**INFORMATION PROVIDED**:
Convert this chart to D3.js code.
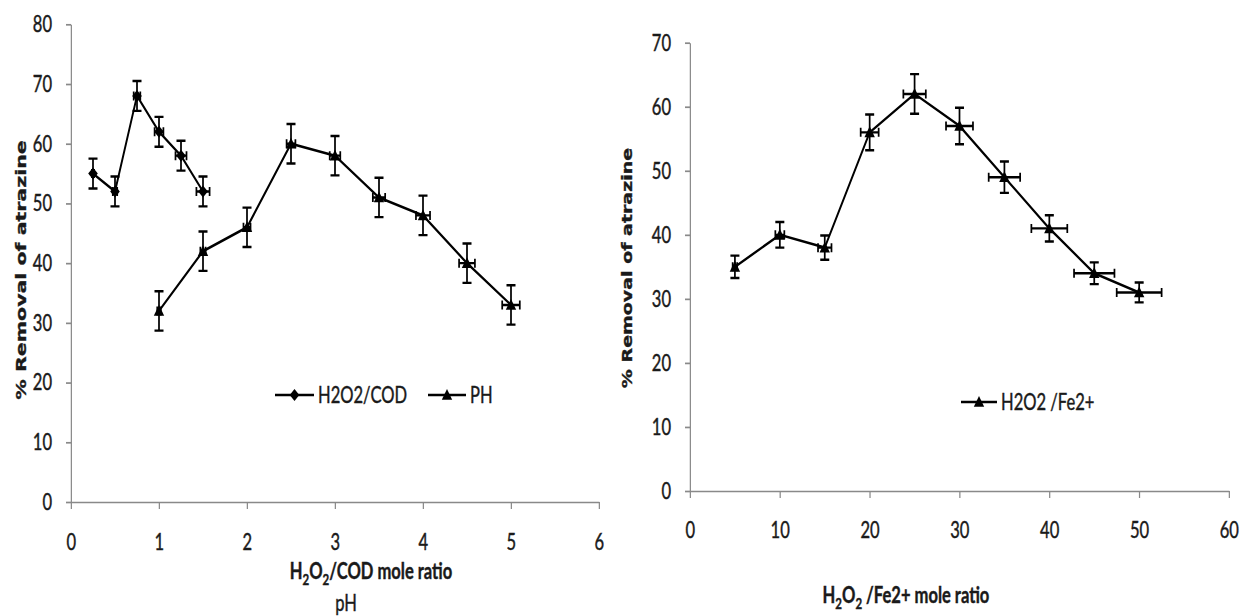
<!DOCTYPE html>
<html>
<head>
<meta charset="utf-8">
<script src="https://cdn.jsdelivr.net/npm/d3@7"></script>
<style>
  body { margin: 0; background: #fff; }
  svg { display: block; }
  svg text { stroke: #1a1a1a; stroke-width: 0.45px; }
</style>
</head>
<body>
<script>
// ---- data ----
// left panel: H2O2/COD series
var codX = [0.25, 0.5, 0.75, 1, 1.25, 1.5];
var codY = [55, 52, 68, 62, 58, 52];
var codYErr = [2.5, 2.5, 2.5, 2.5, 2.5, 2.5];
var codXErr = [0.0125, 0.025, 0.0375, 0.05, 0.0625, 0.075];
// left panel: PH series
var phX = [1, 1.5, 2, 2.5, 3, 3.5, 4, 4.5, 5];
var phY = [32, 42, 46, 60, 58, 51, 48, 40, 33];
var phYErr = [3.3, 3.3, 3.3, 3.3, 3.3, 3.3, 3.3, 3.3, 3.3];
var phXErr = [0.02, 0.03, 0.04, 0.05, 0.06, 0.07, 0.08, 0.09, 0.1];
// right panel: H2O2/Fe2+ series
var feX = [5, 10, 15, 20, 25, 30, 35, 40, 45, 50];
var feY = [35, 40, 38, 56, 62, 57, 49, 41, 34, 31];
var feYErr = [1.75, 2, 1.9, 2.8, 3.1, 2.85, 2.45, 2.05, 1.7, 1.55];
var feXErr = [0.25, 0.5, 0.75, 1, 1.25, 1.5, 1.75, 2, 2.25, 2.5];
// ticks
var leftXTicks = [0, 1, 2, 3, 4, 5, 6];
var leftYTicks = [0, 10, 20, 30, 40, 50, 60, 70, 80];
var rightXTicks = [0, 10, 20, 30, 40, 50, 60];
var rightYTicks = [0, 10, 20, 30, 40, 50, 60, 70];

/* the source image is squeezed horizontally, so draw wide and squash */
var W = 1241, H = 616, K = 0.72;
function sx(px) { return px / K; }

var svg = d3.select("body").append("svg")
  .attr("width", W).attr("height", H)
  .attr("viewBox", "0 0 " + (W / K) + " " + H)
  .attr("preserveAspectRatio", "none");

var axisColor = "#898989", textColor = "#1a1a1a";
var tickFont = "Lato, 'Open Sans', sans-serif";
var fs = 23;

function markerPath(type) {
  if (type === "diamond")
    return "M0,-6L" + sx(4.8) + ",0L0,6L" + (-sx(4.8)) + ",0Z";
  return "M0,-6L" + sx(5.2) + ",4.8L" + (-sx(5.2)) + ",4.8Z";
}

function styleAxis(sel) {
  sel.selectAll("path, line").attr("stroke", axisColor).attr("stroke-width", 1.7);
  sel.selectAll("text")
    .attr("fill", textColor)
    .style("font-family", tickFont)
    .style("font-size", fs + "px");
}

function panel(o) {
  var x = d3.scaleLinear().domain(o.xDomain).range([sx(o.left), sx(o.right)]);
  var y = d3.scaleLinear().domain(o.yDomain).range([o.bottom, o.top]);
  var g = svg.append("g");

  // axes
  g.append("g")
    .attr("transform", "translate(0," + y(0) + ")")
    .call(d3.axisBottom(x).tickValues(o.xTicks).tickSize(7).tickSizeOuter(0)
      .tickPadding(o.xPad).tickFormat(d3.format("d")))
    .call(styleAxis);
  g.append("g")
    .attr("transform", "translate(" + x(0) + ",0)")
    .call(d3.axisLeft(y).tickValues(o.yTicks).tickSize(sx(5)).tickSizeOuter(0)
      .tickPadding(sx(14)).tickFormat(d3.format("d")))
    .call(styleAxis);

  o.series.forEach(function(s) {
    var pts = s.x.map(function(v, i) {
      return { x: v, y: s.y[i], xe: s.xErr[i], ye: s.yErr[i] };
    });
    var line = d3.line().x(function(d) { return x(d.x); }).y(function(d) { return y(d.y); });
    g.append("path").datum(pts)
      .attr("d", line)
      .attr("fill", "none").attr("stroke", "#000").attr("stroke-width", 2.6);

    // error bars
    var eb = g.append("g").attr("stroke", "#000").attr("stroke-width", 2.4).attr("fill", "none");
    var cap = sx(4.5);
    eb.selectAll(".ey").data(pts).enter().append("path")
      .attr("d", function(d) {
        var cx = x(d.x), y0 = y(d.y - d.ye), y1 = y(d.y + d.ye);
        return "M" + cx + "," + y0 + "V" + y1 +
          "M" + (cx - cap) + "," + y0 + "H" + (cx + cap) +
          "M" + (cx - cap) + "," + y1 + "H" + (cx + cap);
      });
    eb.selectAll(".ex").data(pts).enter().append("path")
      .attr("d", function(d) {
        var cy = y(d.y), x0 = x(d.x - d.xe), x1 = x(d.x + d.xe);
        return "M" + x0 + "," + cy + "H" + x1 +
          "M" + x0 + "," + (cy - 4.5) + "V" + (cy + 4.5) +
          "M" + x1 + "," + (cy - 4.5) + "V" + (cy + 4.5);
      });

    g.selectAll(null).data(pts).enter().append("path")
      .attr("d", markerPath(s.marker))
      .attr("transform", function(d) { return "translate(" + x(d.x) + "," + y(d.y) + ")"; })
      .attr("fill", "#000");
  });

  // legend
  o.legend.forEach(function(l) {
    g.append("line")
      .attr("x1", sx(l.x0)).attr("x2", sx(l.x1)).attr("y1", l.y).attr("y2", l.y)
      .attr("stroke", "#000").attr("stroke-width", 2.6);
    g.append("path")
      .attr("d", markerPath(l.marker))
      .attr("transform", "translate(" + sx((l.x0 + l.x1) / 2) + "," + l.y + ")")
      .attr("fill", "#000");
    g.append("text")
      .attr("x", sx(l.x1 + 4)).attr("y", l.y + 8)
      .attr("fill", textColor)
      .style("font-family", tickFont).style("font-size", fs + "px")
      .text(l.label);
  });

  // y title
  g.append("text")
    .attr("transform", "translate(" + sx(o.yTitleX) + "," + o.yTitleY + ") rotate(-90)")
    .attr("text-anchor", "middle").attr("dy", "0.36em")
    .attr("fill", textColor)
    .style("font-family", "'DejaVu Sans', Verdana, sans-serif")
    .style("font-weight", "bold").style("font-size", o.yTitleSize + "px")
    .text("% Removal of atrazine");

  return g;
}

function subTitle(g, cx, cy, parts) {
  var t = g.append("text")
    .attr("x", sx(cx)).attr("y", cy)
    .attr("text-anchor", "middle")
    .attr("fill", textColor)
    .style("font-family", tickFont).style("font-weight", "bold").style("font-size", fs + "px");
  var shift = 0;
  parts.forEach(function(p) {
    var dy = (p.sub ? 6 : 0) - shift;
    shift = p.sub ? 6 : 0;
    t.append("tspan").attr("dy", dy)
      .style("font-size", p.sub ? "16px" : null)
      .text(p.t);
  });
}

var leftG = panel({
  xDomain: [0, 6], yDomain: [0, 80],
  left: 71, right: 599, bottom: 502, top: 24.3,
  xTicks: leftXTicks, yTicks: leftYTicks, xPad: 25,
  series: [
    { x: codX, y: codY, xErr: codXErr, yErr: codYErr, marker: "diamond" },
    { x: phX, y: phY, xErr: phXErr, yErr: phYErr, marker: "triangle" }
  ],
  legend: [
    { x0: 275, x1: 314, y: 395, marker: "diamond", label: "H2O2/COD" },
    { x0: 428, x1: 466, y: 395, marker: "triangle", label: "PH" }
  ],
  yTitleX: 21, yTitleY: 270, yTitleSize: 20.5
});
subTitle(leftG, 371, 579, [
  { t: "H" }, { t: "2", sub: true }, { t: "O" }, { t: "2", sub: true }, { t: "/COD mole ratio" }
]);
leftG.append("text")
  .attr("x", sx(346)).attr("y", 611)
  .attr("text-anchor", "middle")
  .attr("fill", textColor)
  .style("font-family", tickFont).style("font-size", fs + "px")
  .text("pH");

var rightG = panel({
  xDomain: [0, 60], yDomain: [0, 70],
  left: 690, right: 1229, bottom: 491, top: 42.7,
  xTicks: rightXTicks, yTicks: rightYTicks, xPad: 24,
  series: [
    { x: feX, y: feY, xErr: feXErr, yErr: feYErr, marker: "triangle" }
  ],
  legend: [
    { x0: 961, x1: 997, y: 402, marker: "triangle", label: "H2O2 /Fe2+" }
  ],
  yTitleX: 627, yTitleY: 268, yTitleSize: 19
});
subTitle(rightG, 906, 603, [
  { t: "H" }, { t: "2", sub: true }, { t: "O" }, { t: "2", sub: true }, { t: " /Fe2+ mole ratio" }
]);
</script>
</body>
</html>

**TASK REQUIREMENTS**: Please extract exactly the lines of the data, from the first through the line containing "return px /", and add no pictures to the copy.

**RESPONSE TO THIS EXERCISE**:
Convert this chart to D3.js code.
<!DOCTYPE html>
<html>
<head>
<meta charset="utf-8">
<script src="https://cdn.jsdelivr.net/npm/d3@7"></script>
<style>
  body { margin: 0; background: #fff; }
  svg { display: block; }
  svg text { stroke: #1a1a1a; stroke-width: 0.45px; }
</style>
</head>
<body>
<script>
// ---- data ----
// left panel: H2O2/COD series
var codX = [0.25, 0.5, 0.75, 1, 1.25, 1.5];
var codY = [55, 52, 68, 62, 58, 52];
var codYErr = [2.5, 2.5, 2.5, 2.5, 2.5, 2.5];
var codXErr = [0.0125, 0.025, 0.0375, 0.05, 0.0625, 0.075];
// left panel: PH series
var phX = [1, 1.5, 2, 2.5, 3, 3.5, 4, 4.5, 5];
var phY = [32, 42, 46, 60, 58, 51, 48, 40, 33];
var phYErr = [3.3, 3.3, 3.3, 3.3, 3.3, 3.3, 3.3, 3.3, 3.3];
var phXErr = [0.02, 0.03, 0.04, 0.05, 0.06, 0.07, 0.08, 0.09, 0.1];
// right panel: H2O2/Fe2+ series
var feX = [5, 10, 15, 20, 25, 30, 35, 40, 45, 50];
var feY = [35, 40, 38, 56, 62, 57, 49, 41, 34, 31];
var feYErr = [1.75, 2, 1.9, 2.8, 3.1, 2.85, 2.45, 2.05, 1.7, 1.55];
var feXErr = [0.25, 0.5, 0.75, 1, 1.25, 1.5, 1.75, 2, 2.25, 2.5];
// ticks
var leftXTicks = [0, 1, 2, 3, 4, 5, 6];
var leftYTicks = [0, 10, 20, 30, 40, 50, 60, 70, 80];
var rightXTicks = [0, 10, 20, 30, 40, 50, 60];
var rightYTicks = [0, 10, 20, 30, 40, 50, 60, 70];

/* the source image is squeezed horizontally, so draw wide and squash */
var W = 1241, H = 616, K = 0.72;
function sx(px) { return px / K; }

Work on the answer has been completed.